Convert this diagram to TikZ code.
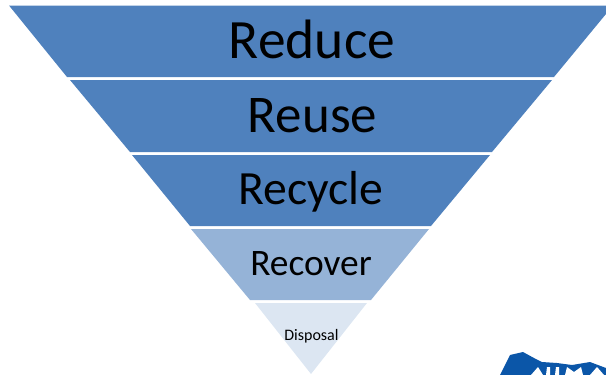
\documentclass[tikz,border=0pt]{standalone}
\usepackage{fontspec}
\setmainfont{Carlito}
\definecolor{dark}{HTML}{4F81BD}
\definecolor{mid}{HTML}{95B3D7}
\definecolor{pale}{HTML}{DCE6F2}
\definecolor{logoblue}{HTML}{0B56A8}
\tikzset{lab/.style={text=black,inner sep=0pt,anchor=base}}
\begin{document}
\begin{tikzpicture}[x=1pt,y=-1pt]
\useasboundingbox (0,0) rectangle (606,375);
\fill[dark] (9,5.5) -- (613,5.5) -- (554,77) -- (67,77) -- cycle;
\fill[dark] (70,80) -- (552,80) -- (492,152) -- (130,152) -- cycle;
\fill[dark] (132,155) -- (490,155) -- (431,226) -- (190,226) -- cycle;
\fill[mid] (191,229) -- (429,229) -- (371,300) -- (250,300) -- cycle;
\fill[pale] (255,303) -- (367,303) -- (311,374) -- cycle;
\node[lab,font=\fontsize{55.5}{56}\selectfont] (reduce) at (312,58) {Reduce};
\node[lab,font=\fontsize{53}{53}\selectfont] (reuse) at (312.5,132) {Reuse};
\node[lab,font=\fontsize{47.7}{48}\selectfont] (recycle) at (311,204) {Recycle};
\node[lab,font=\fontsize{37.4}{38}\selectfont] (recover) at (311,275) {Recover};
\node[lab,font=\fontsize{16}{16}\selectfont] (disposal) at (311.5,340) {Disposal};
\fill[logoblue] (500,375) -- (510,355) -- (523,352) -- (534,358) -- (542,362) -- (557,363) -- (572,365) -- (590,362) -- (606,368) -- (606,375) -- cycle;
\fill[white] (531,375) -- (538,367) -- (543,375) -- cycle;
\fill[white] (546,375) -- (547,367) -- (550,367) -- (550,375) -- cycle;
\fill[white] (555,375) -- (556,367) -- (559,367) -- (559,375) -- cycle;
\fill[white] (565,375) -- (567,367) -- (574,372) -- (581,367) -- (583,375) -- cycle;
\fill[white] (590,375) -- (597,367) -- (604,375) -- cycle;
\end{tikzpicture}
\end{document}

» WHAT THE TASK REQUIRES:
Copy out the listing exactly as it stands, but not the pictures.

» SOLUTION FOR THIS TASK:
Convert this diagram to TikZ code.
\documentclass[tikz,border=0pt]{standalone}
\usepackage{fontspec}
\setmainfont{Carlito}
\definecolor{dark}{HTML}{4F81BD}
\definecolor{mid}{HTML}{95B3D7}
\definecolor{pale}{HTML}{DCE6F2}
\definecolor{logoblue}{HTML}{0B56A8}
\tikzset{lab/.style={text=black,inner sep=0pt,anchor=base}}
\begin{document}
\begin{tikzpicture}[x=1pt,y=-1pt]
\useasboundingbox (0,0) rectangle (606,375);
\fill[dark] (9,5.5) -- (613,5.5) -- (554,77) -- (67,77) -- cycle;
\fill[dark] (70,80) -- (552,80) -- (492,152) -- (130,152) -- cycle;
\fill[dark] (132,155) -- (490,155) -- (431,226) -- (190,226) -- cycle;
\fill[mid] (191,229) -- (429,229) -- (371,300) -- (250,300) -- cycle;
\fill[pale] (255,303) -- (367,303) -- (311,374) -- cycle;
\node[lab,font=\fontsize{55.5}{56}\selectfont] (reduce) at (312,58) {Reduce};
\node[lab,font=\fontsize{53}{53}\selectfont] (reuse) at (312.5,132) {Reuse};
\node[lab,font=\fontsize{47.7}{48}\selectfont] (recycle) at (311,204) {Recycle};
\node[lab,font=\fontsize{37.4}{38}\selectfont] (recover) at (311,275) {Recover};
\node[lab,font=\fontsize{16}{16}\selectfont] (disposal) at (311.5,340) {Disposal};
\fill[logoblue] (500,375) -- (510,355) -- (523,352) -- (534,358) -- (542,362) -- (557,363) -- (572,365) -- (590,362) -- (606,368) -- (606,375) -- cycle;
\fill[white] (531,375) -- (538,367) -- (543,375) -- cycle;
\fill[white] (546,375) -- (547,367) -- (550,367) -- (550,375) -- cycle;
\fill[white] (555,375) -- (556,367) -- (559,367) -- (559,375) -- cycle;
\fill[white] (565,375) -- (567,367) -- (574,372) -- (581,367) -- (583,375) -- cycle;
\fill[white] (590,375) -- (597,367) -- (604,375) -- cycle;
\end{tikzpicture}
\end{document}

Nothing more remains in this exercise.